Starbucks-Kraft dispute: Why coffee company owes Kraft $2.76 billion
Starbucks vs. Kraft: An arbitrator ruled that Starbucks shouldn't have broken a contract with Kraft to distribute and market coffee in grocery stores. Starbucks must pay Kraft $2.23 billion in damages and $527 million in attorney fees.
New York — An arbitrator has concluded that Starbucks must pay $2.76 billion to settle a dispute with Kraft over coffee distribution.
The two consumer products companies had been locked in a fight for three years after Starbucks Corp. fired Kraft as its distributor of packaged coffee to grocery chains.
The arbitrator determined that Starbucks must pay $2.23 billion in damages and $527 million in attorney fees, Starbucks and Mondelez said Tuesday.
Deerfield, Ill.-based Mondelez International Inc., which spun off Kraft Foods Group in October 2012, will get the award. Mondelez, whose brands include Cadbury, Oreo and Tang, said that it plans use the money left after expenses and taxes to buy back stock.
Shares of Mondelez rose 97 cents, or 3 percent, to $33.40 in after-hours trading. Starbucks stock fell $1.20, or 1.5 percent, to $79.41.

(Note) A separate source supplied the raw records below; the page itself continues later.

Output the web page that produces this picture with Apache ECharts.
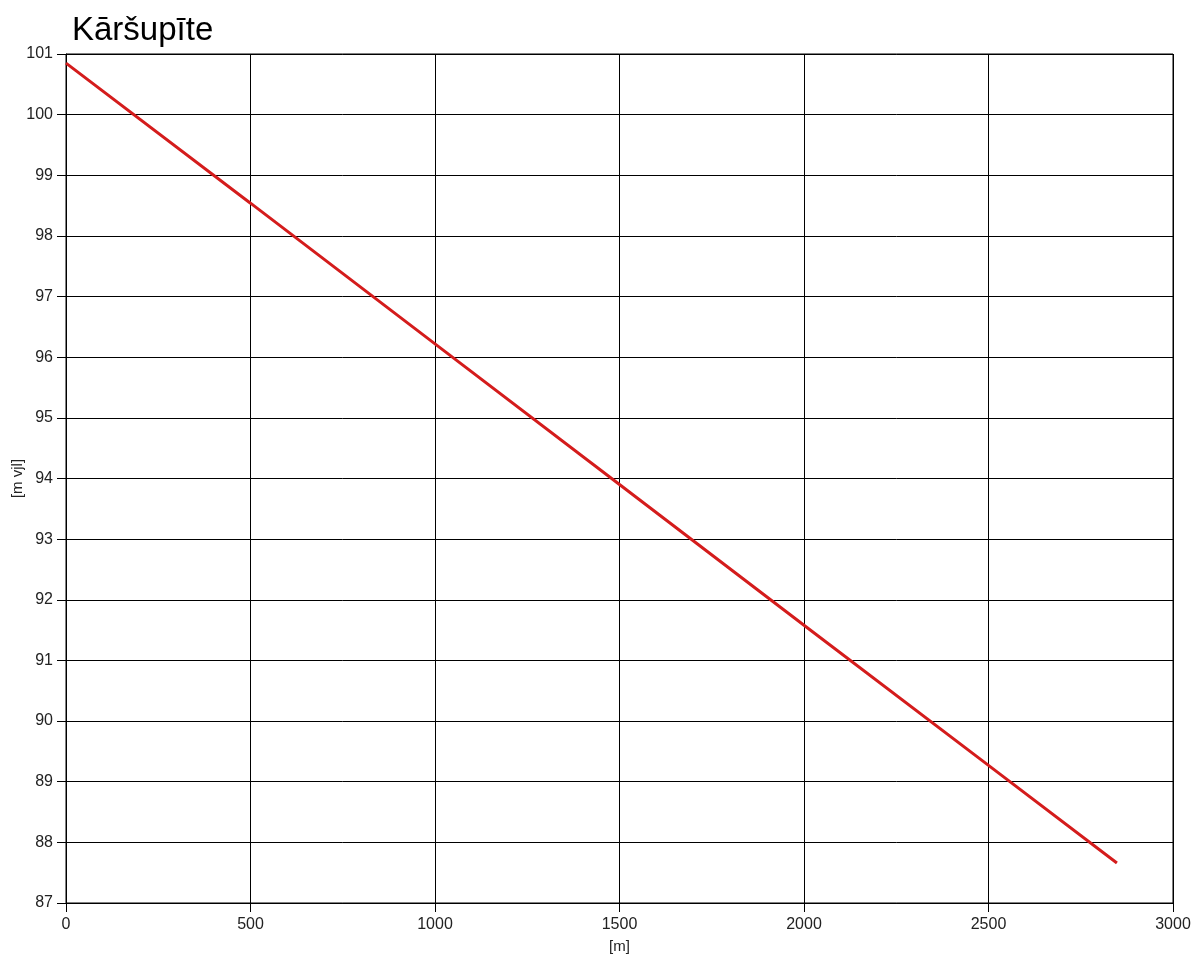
<!DOCTYPE html>
<html><head><meta charset="utf-8">
<script src="https://cdn.jsdelivr.net/npm/echarts@6/dist/echarts.min.js"></script>
<style>html,body{margin:0;padding:0;background:#fff}#c{width:1203px;height:956px}</style>
</head><body><div id="c"></div>
<script>
const title = 'Kāršupīte';
const xName = '[m]';
const yName = '[m vjl]';
const distance = [0, 500, 1000, 1500, 2000, 2500, 2848];
const elevation = [100.85, 98.54, 96.22, 93.9, 91.58, 89.27, 87.66];

const chart = echarts.init(document.getElementById('c'), null, {renderer: 'canvas'});
const font = 'Liberation Sans, Arial, sans-serif';
chart.setOption({
  animation: false,
  backgroundColor: '#fff',
  title: {text: title, left: 67, top: 9, textStyle: {fontFamily: font, fontSize: 33, fontWeight: 'normal', color: '#000'}},
  grid: {left: 66, right: 30, top: 54, bottom: 53, show: true, borderColor: '#000', borderWidth: 1,
         containLabel: false, outerBoundsMode: 'none'},
  xAxis: {
    type: 'value', min: 0, max: 3000, interval: 500,
    name: xName, nameLocation: 'middle', nameGap: 36, nameMoveOverlap: false,
    nameTextStyle: {fontFamily: font, fontSize: 15, color: '#222'},
    axisLine: {lineStyle: {color: '#000'}},
    axisTick: {show: true, length: 9, lineStyle: {color: '#000'}},
    axisLabel: {fontFamily: font, fontSize: 16, color: '#222', margin: 14, formatter: v => String(v)},
    splitLine: {show: true, lineStyle: {color: '#000', width: 1}}
  },
  yAxis: {
    type: 'value', min: 87, max: 101, interval: 1,
    name: yName, nameLocation: 'middle', nameGap: 41, nameMoveOverlap: false,
    nameTextStyle: {fontFamily: font, fontSize: 15, color: '#222'},
    axisLine: {show: true, lineStyle: {color: '#000'}},
    axisTick: {show: true, length: 9, lineStyle: {color: '#000'}},
    axisLabel: {fontFamily: font, fontSize: 16, color: '#222', margin: 13, formatter: v => String(v)},
    splitLine: {show: true, lineStyle: {color: '#000', width: 1}}
  },
  series: [{
    type: 'line', data: distance.map((d, i) => [d, elevation[i]]),
    showSymbol: false, lineStyle: {color: '#d41c1c', width: 3}
  }]
});
</script></body></html>
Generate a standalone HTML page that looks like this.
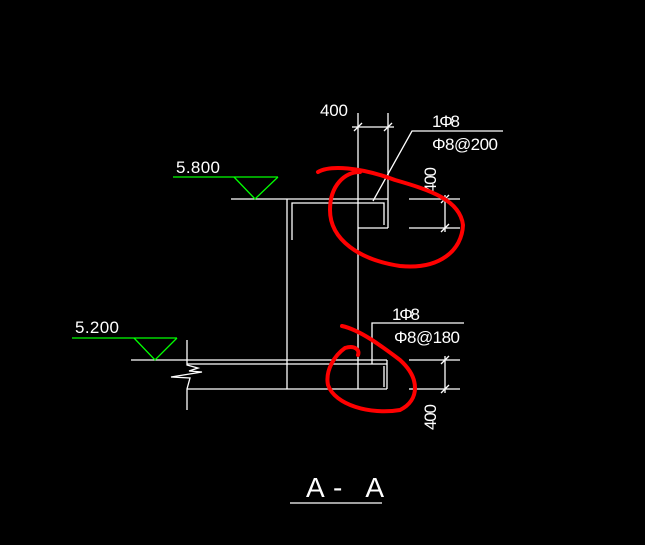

Kraft began exclusively marketing Starbucks roasted and grounded coffee in stores in 1998 and renegotiated the contract in 2004. The contract was set to expire in 2014. But in November 2010, Starbucks told Kraft it was severing its agreement with Kraft. Kraft initiated arbitration proceedings to challenge the termination. The two officially separated in March 2011.
Starbucks had said in 2010 that Kraft had not done what was mandated under the contract, failing to work closely with the company on marketing decisions and customer contacts. The Seattle company said then that its decision to sever relations with Kraft was consistent with the contract's terms.
Starbucks said Tuesday that while it is pleased that the arbitration has ended, it disagrees with the conclusion.
"We believe Kraft did not deliver on the responsibilities to our brand under the agreement, the performance of the business suffered as a result and that we had a right to terminate the agreement without payment to Kraft," said Starbucks in a statement.
The company added that taking back its packaged coffee business from Kraft was the "right" decision. In fiscal 2013, its channel development division, which includes business to stores other than Starbucks, reached $1.4 billion in revenue.
Kraft had said in 2010 that it had grown Starbucks' packaged coffee business to $500 million in sales from $50 million.
Starbucks plans a conference call to discuss the decision on Wednesday morning. It said it will book the award as a charge to fiscal 2013 operating expenses.
"We're glad to put this issue behind us," said Gerd Pleuhs, executive vice president legal affairs and general counsel of Mondelez, in a statement. "We can now fully focus on growing our global snacks business."